TO DO: Can you set down, exactly as they appear below, the lines from the opening of the material through the one bearing "import plotly.graph_objects as go", minus the pictures?

DATA SECTION:
======

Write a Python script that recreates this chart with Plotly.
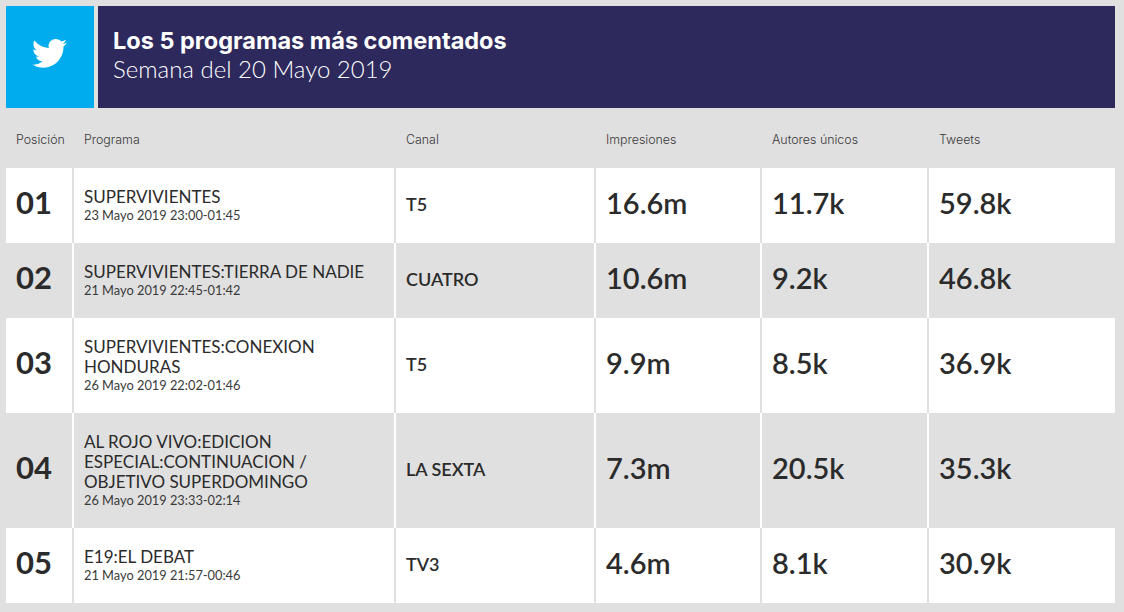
import plotly.graph_objects as go

# Table data
title = "Los 5 programas más comentados"
subtitle = "Semana del 20 Mayo 2019"
headers = ["Posición", "Programa", "Canal", "Impresiones", "Autores únicos", "Tweets"]
positions = ["01", "02", "03", "04", "05"]
programs = [
    ["SUPERVIVIENTES"],
    ["SUPERVIVIENTES:TIERRA DE NADIE"],
    ["SUPERVIVIENTES:CONEXION", "HONDURAS"],
    ["AL ROJO VIVO:EDICION", "ESPECIAL:CONTINUACION /", "OBJETIVO SUPERDOMINGO"],
    ["E19:EL DEBAT"],
]
dates = [
    "23 Mayo 2019 23:00-01:45",
    "21 Mayo 2019 22:45-01:42",
    "26 Mayo 2019 22:02-01:46",
    "26 Mayo 2019 23:33-02:14",
    "21 Mayo 2019 21:57-00:46",
]
channels = ["T5", "CUATRO", "T5", "LA SEXTA", "TV3"]
impressions = ["16.6m", "10.6m", "9.9m", "7.3m", "4.6m"]
authors = ["11.7k", "9.2k", "8.5k", "20.5k", "8.1k"]
tweets = ["59.8k", "46.8k", "36.9k", "35.3k", "30.9k"]

# Layout of the grid, in pixels
row_edges = [168, 243, 318, 413, 528, 603]
col_edges = [6, 73, 395, 595, 761, 928, 1115]
text_x = [14, 82, 404, 604, 770, 937]

GREY = "#e0e0e0"
NAVY = "#2d295c"
BLUE = "#00acee"
INK = "#2b2b2b"
FONT = "Lato"

fig = go.Figure()


def add_text(x, y, text, size, weight=400, color=INK, family=FONT):
    fig.add_annotation(x=x, y=y, text=text, showarrow=False, xanchor="left", yanchor="middle",
                       font=dict(family=family, size=size, color=color, weight=weight))


def add_box(x0, y0, x1, y1, color):
    fig.add_shape(type="rect", x0=x0, y0=y0, x1=x1, y1=y1, fillcolor=color, line_width=0, layer="below")


# Header band
add_box(6, 6, 94, 108, BLUE)
add_box(98, 6, 1115, 108, NAVY)


def bird_path(x0, y0, k):
    # twitter bird outline in a 24 unit box
    segs = [
        ("M", [(23.95, 4.57)]),
        ("Q", [(22.6, 5.2), (21.13, 5.35)]),
        ("Q", [(22.7, 4.4), (23.29, 2.62)]),
        ("Q", [(21.8, 3.5), (20.16, 3.81)]),
        ("C", [(19.2, 2.75), (17.8, 2.08), (16.2, 2.08)]),
        ("C", [(13.5, 2.08), (11.3, 4.3), (11.3, 7.0)]),
        ("Q", [(11.3, 7.7), (11.78, 8.29)]),
        ("C", [(7.69, 8.1), (4.07, 6.13), (1.64, 3.16)]),
        ("Q", [(0.97, 4.3), (0.97, 5.64)]),
        ("C", [(0.97, 7.35), (1.84, 8.85), (3.16, 9.73)]),
        ("Q", [(1.95, 9.7), (0.93, 9.12)]),
        ("L", [(0.93, 9.18)]),
        ("Q", [(1.0, 13.0), (4.88, 14.0)]),
        ("Q", [(3.8, 14.3), (2.67, 14.09)]),
        ("Q", [(3.8, 17.3), (7.27, 17.51)]),
        ("Q", [(4.6, 19.6), (1.17, 19.61)]),
        ("Q", [(0.58, 19.61), (0, 19.54)]),
        ("Q", [(3.5, 21.75), (7.56, 21.75)]),
        ("C", [(16.61, 21.75), (21.56, 14.26), (21.56, 7.77)]),
        ("Q", [(21.56, 7.45), (21.54, 7.14)]),
        ("Q", [(23.0, 6.1), (24, 4.59)]),
    ]
    path = ""
    for cmd, pts in segs:
        path += cmd + " " + " ".join(f"{x0 + px * k:.2f},{y0 + py * k:.2f}" for px, py in pts) + " "
    return path + "Z"


fig.add_shape(type="path", path=bird_path(32, 36, 1.46), fillcolor="white", line_width=0)

add_text(111, 40, title, 23.5, 700, "white", "Inter")
add_text(111, 68, subtitle, 24, 300, "white")

for x, h in zip(text_x, headers):
    add_text(x, 139.5, h, 12.4, 300, "#3a3a3a", "Inter")

# Rows, white and grey in turn
for i in range(len(positions)):
    top, bottom = row_edges[i], row_edges[i + 1]
    mid = (top + bottom) / 2 - 3
    fill = "white" if i % 2 == 0 else GREY
    rule = GREY if i % 2 == 0 else "white"
    add_box(col_edges[0], top, col_edges[-1], bottom, fill)
    for edge in col_edges[1:-1]:
        add_box(edge - 1, top, edge + 1, bottom, rule)

    add_text(text_x[0], mid - 0.5, positions[i], 31, 700)
    y = top + 28.5
    for line in programs[i]:
        add_text(text_x[1], y, line, 17, 400)
        y += 20
    add_text(text_x[1], y - 2, dates[i], 12.8, 400, "#3a3a3a")
    add_text(text_x[2], mid + 1, channels[i], 18, 600)
    add_text(text_x[3], mid, impressions[i], 29, 600)
    add_text(text_x[4], mid, authors[i], 29, 600)
    add_text(text_x[5], mid, tweets[i], 29, 600)

fig.update_layout(
    width=1124, height=612, margin=dict(l=0, r=0, t=0, b=0),
    paper_bgcolor=GREY, plot_bgcolor=GREY, showlegend=False,
    xaxis=dict(range=[0, 1124], visible=False, fixedrange=True),
    yaxis=dict(range=[612, 0], visible=False, fixedrange=True),
)

fig.write_html("out.html", config={"displayModeBar": False},
               post_script="document.body.style.margin='0';document.body.style.background='#e0e0e0';")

======

SOLUTION TO THE EXERCISE:
Write a Python script that recreates this chart with Plotly.
import plotly.graph_objects as go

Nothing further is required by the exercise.